Short Term Goals

• This stack is an 'application', and thus won't have any released code or ROS APIs. However, the main goal will be to provide an easy to use application for users to calibrate the PR2.

Longer Term / Future Goals

• Provide tools to analyze calibration bag files
• Streamline adding new sensors to the calibration process
• Add tools to check if the PR2 is still calibrated well
• Run target-less calibration by extracting features in the environment
• Continuously update the PR2's calibration during normal operation

Designing pr2_calibration v2.0

Operate directly on a URDF

It's really quite strange that we have an intermediate robot representation internal to the calibration toolkit. We should be able to operate directly on a URDF.

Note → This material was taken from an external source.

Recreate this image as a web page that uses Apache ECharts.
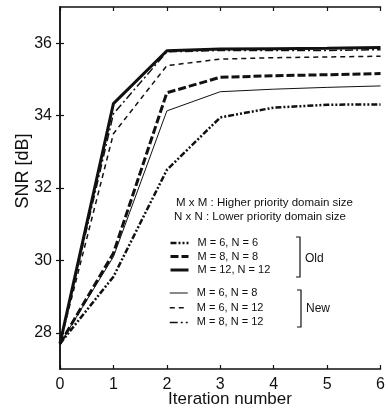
<!DOCTYPE html>
<html>
<head>
<meta charset="utf-8">
<script src="https://cdn.jsdelivr.net/npm/echarts@6/dist/echarts.min.js"></script>
<style>
  html, body { margin: 0; padding: 0; background: #fff; }
  #chart { width: 388px; height: 412px; }
</style>
</head>
<body>
<div id="chart"></div>
<script>
const iterations = [0, 1, 2, 3, 4, 5, 6];
const yTicks = [28, 30, 32, 34, 36];

// old method
const m6n6 = [27.7, 29.55, 32.5, 33.95, 34.22, 34.3, 34.31];
const m8n8 = [27.7, 30.2, 34.63, 35.06, 35.1, 35.13, 35.16];
const m12n12 = [27.7, 34.33, 35.79, 35.84, 35.85, 35.86, 35.88];
// new method
const m6n8 = [27.7, 30.1, 34.13, 34.66, 34.73, 34.78, 34.82];
const m6n12 = [27.7, 33.5, 35.38, 35.56, 35.6, 35.62, 35.64];
const m8n12 = [27.7, 34.05, 35.76, 35.8, 35.8, 35.8, 35.82];

const oldNames = ["M = 6, N = 6", "M = 8, N = 8", "M = 12, N = 12"];
const newNames = ["M = 6, N = 8", "M = 6, N = 12", "M = 8, N = 12"];

const font = "Liberation Sans, Arial, sans-serif";
const black = "#111";

// line looks, in series order
const styles = [
  { width: 2.5, type: [6, 2, 2, 2, 2, 2] },
  { width: 3, type: [8, 3] },
  { width: 3, type: "solid" },
  { width: 1, type: "solid" },
  { width: 1.5, type: [5, 4] },
  { width: 1.5, type: [8, 3, 2, 3] },
];

const pairs = (ys) => iterations.map((x, i) => [x, ys[i]]);

const line = (name, ys, st) => ({
  name: name,
  type: "line",
  data: pairs(ys),
  symbol: "none",
  lineStyle: { color: black, width: st.width, type: st.type },
  itemStyle: { color: black },
  z: 3,
});

const legendItems = (names, offset) =>
  names.map((n, i) => ({
    name: n,
    itemStyle: { opacity: 0 },
    lineStyle: { color: black, width: styles[offset + i].width, type: styles[offset + i].type },
  }));

const legendBase = {
  orient: "vertical",
  padding: 0,
  itemWidth: 18,
  itemHeight: 12,
  selectedMode: false,
  itemStyle: { opacity: 0 },
  textStyle: { fontFamily: font, fontSize: 11, color: black, lineHeight: 12, padding: [0, 0, 0, 4] },
};

const axisCommon = {
  axisLine: { show: true, lineStyle: { color: black, width: 1.5 } },
  axisTick: { show: true, inside: true, length: 4, lineStyle: { color: black, width: 1.2 } },
  splitLine: { show: false },
};

const myChart = echarts.init(document.getElementById("chart"), null, { renderer: "canvas" });

myChart.setOption({
  animation: false,
  grid: { left: 60, right: 5, top: 7, bottom: 43 },
  xAxis: [
    {
      type: "value",
      min: 0,
      max: 6,
      interval: 1,
      position: "bottom",
      ...axisCommon,
      axisLabel: { fontFamily: font, fontSize: 16, color: black, margin: 8 },
    },
    {
      type: "value",
      min: 0,
      max: 6,
      interval: 1,
      position: "top",
      ...axisCommon,
      axisLabel: { show: false },
    },
  ],
  yAxis: [
    {
      type: "value",
      min: 27,
      max: 37,
      position: "left",
      ...axisCommon,
      axisTick: { ...axisCommon.axisTick, customValues: yTicks },
      axisLabel: { fontFamily: font, fontSize: 16, color: black, margin: 8, customValues: yTicks },
    },
    {
      type: "value",
      min: 27,
      max: 37,
      position: "right",
      ...axisCommon,
      axisTick: { ...axisCommon.axisTick, customValues: yTicks },
      axisLabel: { show: false },
    },
  ],
  legend: [
    { ...legendBase, left: 169, top: 237, itemGap: 1.5, data: legendItems(oldNames, 0) },
    { ...legendBase, left: 169, top: 287, itemGap: 2.7, data: legendItems(newNames, 3) },
  ],
  series: [
    line(oldNames[0], m6n6, styles[0]),
    line(oldNames[1], m8n8, styles[1]),
    line(oldNames[2], m12n12, styles[2]),
    line(newNames[0], m6n8, styles[3]),
    line(newNames[1], m6n12, styles[4]),
    line(newNames[2], m8n12, styles[5]),
  ],
  graphic: [
    {
      type: "text",
      x: 23,
      y: 171,
      rotation: Math.PI / 2,
      style: { text: "SNR [dB]", font: "18px " + font, fill: black, align: "center", verticalAlign: "middle" },
    },
    {
      type: "text",
      x: 230,
      y: 399,
      style: { text: "Iteration number", font: "17px " + font, fill: black, align: "center", verticalAlign: "middle" },
    },
    {
      type: "text",
      x: 176,
      y: 203,
      style: { text: "M x M : Higher priority domain size", font: "11.5px " + font, fill: black, verticalAlign: "middle" },
    },
    {
      type: "text",
      x: 174,
      y: 217,
      style: { text: "N x N : Lower priority domain size", font: "11.5px " + font, fill: black, verticalAlign: "middle" },
    },
    {
      type: "polyline",
      shape: { points: [[296, 237], [300, 237], [300, 277], [296, 277]] },
      style: { stroke: black, lineWidth: 1.2, fill: null },
    },
    {
      type: "text",
      x: 305,
      y: 259,
      style: { text: "Old", font: "12px " + font, fill: black, verticalAlign: "middle" },
    },
    {
      type: "polyline",
      shape: { points: [[297, 290], [301, 290], [301, 327], [297, 327]] },
      style: { stroke: black, lineWidth: 1.2, fill: null },
    },
    {
      type: "text",
      x: 306,
      y: 309,
      style: { text: "New", font: "12px " + font, fill: black, verticalAlign: "middle" },
    },
  ],
});
</script>
</body>
</html>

Manipulate Calibration Sample Configurations

Be able to perform operations like the following, both online and offline:

• I have a set of joint angles. For this robot pose, determine which sensors should be activated and generate a sample
• I have a set of samples for my robot, but I'm about to add a sensor. Can you determine in which samples I can activate this sensor?
• I want a sample with a specific set of sensors, generate the sample probabalistically, possibly with the help of a gradient descent method
• I need to move from sample A to sample B. Please generate a motion plan such that the arm will make this feasible

Cleaner Set of Free Parameters

Free parameters should correspond to things native to the URDF, such as joints.

r_shoulder_pan_joint:
  trans: [1 1 1]
  rot: [1 1 1]
  ref_pos: 1
r_shoulder_lift_joint:
  trans: [1 1 1]
  rot: [1 1 1]
  ref_pos: 0

Use vector rotations

The optimization is much better conditioned if we use incremental rotations, instead of explicitly estimating the rotation parameters (rpy, quaternion, etc).